[Requirements] Word for word, copy all the data and drop the pictures.

[Recorded information]
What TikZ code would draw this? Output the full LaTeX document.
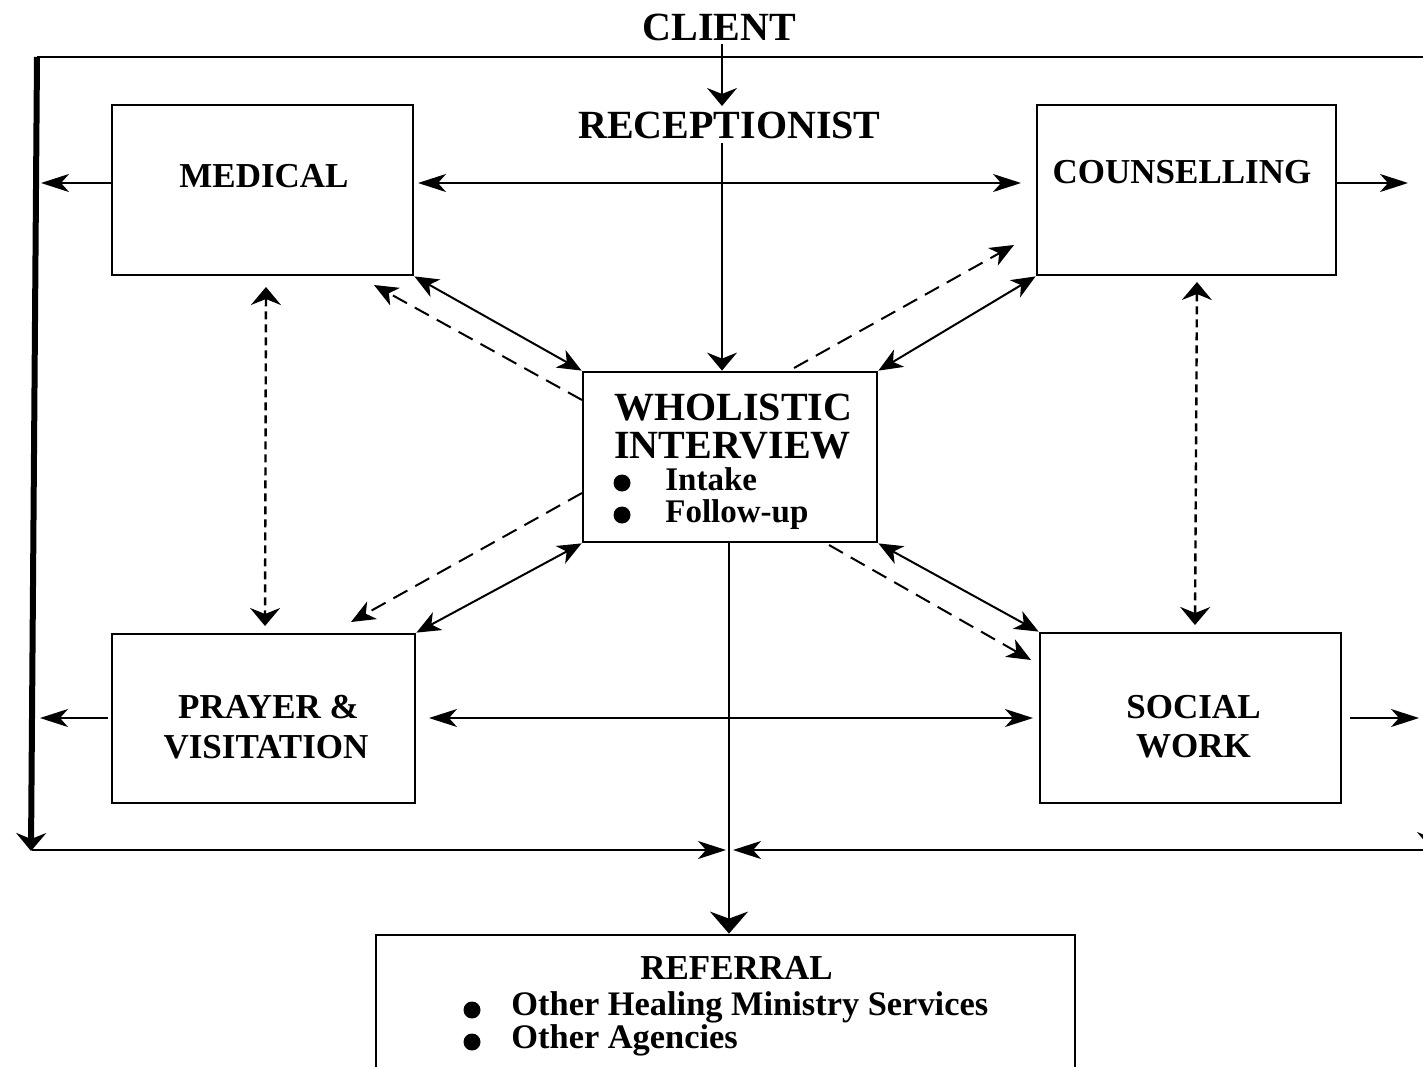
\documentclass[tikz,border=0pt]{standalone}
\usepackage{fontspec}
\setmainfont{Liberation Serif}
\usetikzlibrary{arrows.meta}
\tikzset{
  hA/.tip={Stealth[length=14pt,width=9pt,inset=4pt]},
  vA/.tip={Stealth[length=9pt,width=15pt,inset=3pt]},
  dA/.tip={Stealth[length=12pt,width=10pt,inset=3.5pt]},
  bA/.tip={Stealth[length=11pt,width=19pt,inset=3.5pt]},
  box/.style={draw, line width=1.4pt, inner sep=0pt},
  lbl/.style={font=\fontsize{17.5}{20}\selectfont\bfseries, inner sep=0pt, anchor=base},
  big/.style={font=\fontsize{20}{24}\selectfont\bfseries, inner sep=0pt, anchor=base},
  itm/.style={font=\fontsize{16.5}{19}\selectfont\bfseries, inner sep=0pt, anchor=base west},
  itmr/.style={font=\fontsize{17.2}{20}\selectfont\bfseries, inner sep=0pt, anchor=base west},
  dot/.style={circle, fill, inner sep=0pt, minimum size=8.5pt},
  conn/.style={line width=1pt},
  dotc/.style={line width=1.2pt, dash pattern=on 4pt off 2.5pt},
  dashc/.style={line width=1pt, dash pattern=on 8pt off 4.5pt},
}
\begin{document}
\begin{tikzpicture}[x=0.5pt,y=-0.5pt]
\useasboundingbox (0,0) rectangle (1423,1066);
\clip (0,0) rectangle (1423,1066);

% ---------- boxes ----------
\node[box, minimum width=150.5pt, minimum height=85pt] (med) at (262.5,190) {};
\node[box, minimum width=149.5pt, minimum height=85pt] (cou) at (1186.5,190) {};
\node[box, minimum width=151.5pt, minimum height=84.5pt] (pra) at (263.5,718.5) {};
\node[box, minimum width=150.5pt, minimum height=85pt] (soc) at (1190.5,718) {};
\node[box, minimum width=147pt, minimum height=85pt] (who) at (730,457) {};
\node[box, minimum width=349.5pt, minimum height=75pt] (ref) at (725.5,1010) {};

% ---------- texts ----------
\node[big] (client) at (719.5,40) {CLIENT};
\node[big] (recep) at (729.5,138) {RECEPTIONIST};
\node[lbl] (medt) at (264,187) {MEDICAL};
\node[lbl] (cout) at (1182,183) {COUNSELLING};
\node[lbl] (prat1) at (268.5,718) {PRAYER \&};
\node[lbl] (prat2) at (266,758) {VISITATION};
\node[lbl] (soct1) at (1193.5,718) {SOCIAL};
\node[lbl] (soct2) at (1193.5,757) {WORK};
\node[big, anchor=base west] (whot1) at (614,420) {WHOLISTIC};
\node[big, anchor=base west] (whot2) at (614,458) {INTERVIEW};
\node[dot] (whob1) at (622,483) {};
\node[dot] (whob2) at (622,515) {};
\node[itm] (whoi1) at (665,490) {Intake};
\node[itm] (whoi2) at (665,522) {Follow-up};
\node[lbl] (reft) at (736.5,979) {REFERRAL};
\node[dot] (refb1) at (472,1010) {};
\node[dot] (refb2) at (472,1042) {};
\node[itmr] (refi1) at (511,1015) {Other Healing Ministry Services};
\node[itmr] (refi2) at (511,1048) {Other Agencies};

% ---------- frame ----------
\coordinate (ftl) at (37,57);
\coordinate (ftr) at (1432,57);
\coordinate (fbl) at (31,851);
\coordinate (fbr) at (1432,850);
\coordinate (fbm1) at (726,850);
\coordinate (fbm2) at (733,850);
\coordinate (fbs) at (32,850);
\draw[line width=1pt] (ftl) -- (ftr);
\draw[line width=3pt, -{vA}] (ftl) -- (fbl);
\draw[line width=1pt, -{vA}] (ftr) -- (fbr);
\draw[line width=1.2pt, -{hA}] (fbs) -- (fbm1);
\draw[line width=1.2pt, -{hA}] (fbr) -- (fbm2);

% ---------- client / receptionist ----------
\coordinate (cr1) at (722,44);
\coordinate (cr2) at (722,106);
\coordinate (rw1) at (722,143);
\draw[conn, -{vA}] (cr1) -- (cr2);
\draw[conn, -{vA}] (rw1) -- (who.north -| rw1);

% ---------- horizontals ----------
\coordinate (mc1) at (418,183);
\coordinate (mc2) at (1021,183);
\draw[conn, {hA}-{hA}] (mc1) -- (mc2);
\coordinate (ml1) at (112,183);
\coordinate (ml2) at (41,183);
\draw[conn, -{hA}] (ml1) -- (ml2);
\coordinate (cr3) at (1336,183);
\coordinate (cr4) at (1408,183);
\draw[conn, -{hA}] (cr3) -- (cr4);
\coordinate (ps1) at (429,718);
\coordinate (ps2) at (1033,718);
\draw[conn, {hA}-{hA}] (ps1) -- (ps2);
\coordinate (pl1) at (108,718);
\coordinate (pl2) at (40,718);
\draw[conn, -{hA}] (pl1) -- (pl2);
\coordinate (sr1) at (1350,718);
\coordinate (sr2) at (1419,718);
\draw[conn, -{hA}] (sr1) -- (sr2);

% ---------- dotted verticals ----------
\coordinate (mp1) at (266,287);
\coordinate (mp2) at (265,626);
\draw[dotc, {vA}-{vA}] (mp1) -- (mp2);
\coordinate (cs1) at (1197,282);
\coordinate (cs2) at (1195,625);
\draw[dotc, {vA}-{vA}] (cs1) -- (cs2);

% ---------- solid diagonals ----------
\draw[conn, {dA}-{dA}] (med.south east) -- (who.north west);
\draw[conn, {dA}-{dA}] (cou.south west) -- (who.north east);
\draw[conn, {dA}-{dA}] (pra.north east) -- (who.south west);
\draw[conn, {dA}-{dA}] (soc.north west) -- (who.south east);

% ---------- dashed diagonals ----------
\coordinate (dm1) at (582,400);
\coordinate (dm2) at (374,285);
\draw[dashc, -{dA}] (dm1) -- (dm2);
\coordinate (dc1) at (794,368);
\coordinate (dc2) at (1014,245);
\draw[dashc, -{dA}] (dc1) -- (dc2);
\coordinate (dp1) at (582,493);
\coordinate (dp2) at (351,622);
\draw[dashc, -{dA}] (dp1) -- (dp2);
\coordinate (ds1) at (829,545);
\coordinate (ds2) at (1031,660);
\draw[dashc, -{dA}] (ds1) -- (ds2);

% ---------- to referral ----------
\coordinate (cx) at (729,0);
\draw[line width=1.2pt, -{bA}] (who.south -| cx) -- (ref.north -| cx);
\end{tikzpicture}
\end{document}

[Result below]
What TikZ code would draw this? Output the full LaTeX document.
\documentclass[tikz,border=0pt]{standalone}
\usepackage{fontspec}
\setmainfont{Liberation Serif}
\usetikzlibrary{arrows.meta}
\tikzset{
  hA/.tip={Stealth[length=14pt,width=9pt,inset=4pt]},
  vA/.tip={Stealth[length=9pt,width=15pt,inset=3pt]},
  dA/.tip={Stealth[length=12pt,width=10pt,inset=3.5pt]},
  bA/.tip={Stealth[length=11pt,width=19pt,inset=3.5pt]},
  box/.style={draw, line width=1.4pt, inner sep=0pt},
  lbl/.style={font=\fontsize{17.5}{20}\selectfont\bfseries, inner sep=0pt, anchor=base},
  big/.style={font=\fontsize{20}{24}\selectfont\bfseries, inner sep=0pt, anchor=base},
  itm/.style={font=\fontsize{16.5}{19}\selectfont\bfseries, inner sep=0pt, anchor=base west},
  itmr/.style={font=\fontsize{17.2}{20}\selectfont\bfseries, inner sep=0pt, anchor=base west},
  dot/.style={circle, fill, inner sep=0pt, minimum size=8.5pt},
  conn/.style={line width=1pt},
  dotc/.style={line width=1.2pt, dash pattern=on 4pt off 2.5pt},
  dashc/.style={line width=1pt, dash pattern=on 8pt off 4.5pt},
}
\begin{document}
\begin{tikzpicture}[x=0.5pt,y=-0.5pt]
\useasboundingbox (0,0) rectangle (1423,1066);
\clip (0,0) rectangle (1423,1066);

% ---------- boxes ----------
\node[box, minimum width=150.5pt, minimum height=85pt] (med) at (262.5,190) {};
\node[box, minimum width=149.5pt, minimum height=85pt] (cou) at (1186.5,190) {};
\node[box, minimum width=151.5pt, minimum height=84.5pt] (pra) at (263.5,718.5) {};
\node[box, minimum width=150.5pt, minimum height=85pt] (soc) at (1190.5,718) {};
\node[box, minimum width=147pt, minimum height=85pt] (who) at (730,457) {};
\node[box, minimum width=349.5pt, minimum height=75pt] (ref) at (725.5,1010) {};

% ---------- texts ----------
\node[big] (client) at (719.5,40) {CLIENT};
\node[big] (recep) at (729.5,138) {RECEPTIONIST};
\node[lbl] (medt) at (264,187) {MEDICAL};
\node[lbl] (cout) at (1182,183) {COUNSELLING};
\node[lbl] (prat1) at (268.5,718) {PRAYER \&};
\node[lbl] (prat2) at (266,758) {VISITATION};
\node[lbl] (soct1) at (1193.5,718) {SOCIAL};
\node[lbl] (soct2) at (1193.5,757) {WORK};
\node[big, anchor=base west] (whot1) at (614,420) {WHOLISTIC};
\node[big, anchor=base west] (whot2) at (614,458) {INTERVIEW};
\node[dot] (whob1) at (622,483) {};
\node[dot] (whob2) at (622,515) {};
\node[itm] (whoi1) at (665,490) {Intake};
\node[itm] (whoi2) at (665,522) {Follow-up};
\node[lbl] (reft) at (736.5,979) {REFERRAL};
\node[dot] (refb1) at (472,1010) {};
\node[dot] (refb2) at (472,1042) {};
\node[itmr] (refi1) at (511,1015) {Other Healing Ministry Services};
\node[itmr] (refi2) at (511,1048) {Other Agencies};

% ---------- frame ----------
\coordinate (ftl) at (37,57);
\coordinate (ftr) at (1432,57);
\coordinate (fbl) at (31,851);
\coordinate (fbr) at (1432,850);
\coordinate (fbm1) at (726,850);
\coordinate (fbm2) at (733,850);
\coordinate (fbs) at (32,850);
\draw[line width=1pt] (ftl) -- (ftr);
\draw[line width=3pt, -{vA}] (ftl) -- (fbl);
\draw[line width=1pt, -{vA}] (ftr) -- (fbr);
\draw[line width=1.2pt, -{hA}] (fbs) -- (fbm1);
\draw[line width=1.2pt, -{hA}] (fbr) -- (fbm2);

% ---------- client / receptionist ----------
\coordinate (cr1) at (722,44);
\coordinate (cr2) at (722,106);
\coordinate (rw1) at (722,143);
\draw[conn, -{vA}] (cr1) -- (cr2);
\draw[conn, -{vA}] (rw1) -- (who.north -| rw1);

% ---------- horizontals ----------
\coordinate (mc1) at (418,183);
\coordinate (mc2) at (1021,183);
\draw[conn, {hA}-{hA}] (mc1) -- (mc2);
\coordinate (ml1) at (112,183);
\coordinate (ml2) at (41,183);
\draw[conn, -{hA}] (ml1) -- (ml2);
\coordinate (cr3) at (1336,183);
\coordinate (cr4) at (1408,183);
\draw[conn, -{hA}] (cr3) -- (cr4);
\coordinate (ps1) at (429,718);
\coordinate (ps2) at (1033,718);
\draw[conn, {hA}-{hA}] (ps1) -- (ps2);
\coordinate (pl1) at (108,718);
\coordinate (pl2) at (40,718);
\draw[conn, -{hA}] (pl1) -- (pl2);
\coordinate (sr1) at (1350,718);
\coordinate (sr2) at (1419,718);
\draw[conn, -{hA}] (sr1) -- (sr2);

% ---------- dotted verticals ----------
\coordinate (mp1) at (266,287);
\coordinate (mp2) at (265,626);
\draw[dotc, {vA}-{vA}] (mp1) -- (mp2);
\coordinate (cs1) at (1197,282);
\coordinate (cs2) at (1195,625);
\draw[dotc, {vA}-{vA}] (cs1) -- (cs2);

% ---------- solid diagonals ----------
\draw[conn, {dA}-{dA}] (med.south east) -- (who.north west);
\draw[conn, {dA}-{dA}] (cou.south west) -- (who.north east);
\draw[conn, {dA}-{dA}] (pra.north east) -- (who.south west);
\draw[conn, {dA}-{dA}] (soc.north west) -- (who.south east);

% ---------- dashed diagonals ----------
\coordinate (dm1) at (582,400);
\coordinate (dm2) at (374,285);
\draw[dashc, -{dA}] (dm1) -- (dm2);
\coordinate (dc1) at (794,368);
\coordinate (dc2) at (1014,245);
\draw[dashc, -{dA}] (dc1) -- (dc2);
\coordinate (dp1) at (582,493);
\coordinate (dp2) at (351,622);
\draw[dashc, -{dA}] (dp1) -- (dp2);
\coordinate (ds1) at (829,545);
\coordinate (ds2) at (1031,660);
\draw[dashc, -{dA}] (ds1) -- (ds2);

% ---------- to referral ----------
\coordinate (cx) at (729,0);
\draw[line width=1.2pt, -{bA}] (who.south -| cx) -- (ref.north -| cx);
\end{tikzpicture}
\end{document}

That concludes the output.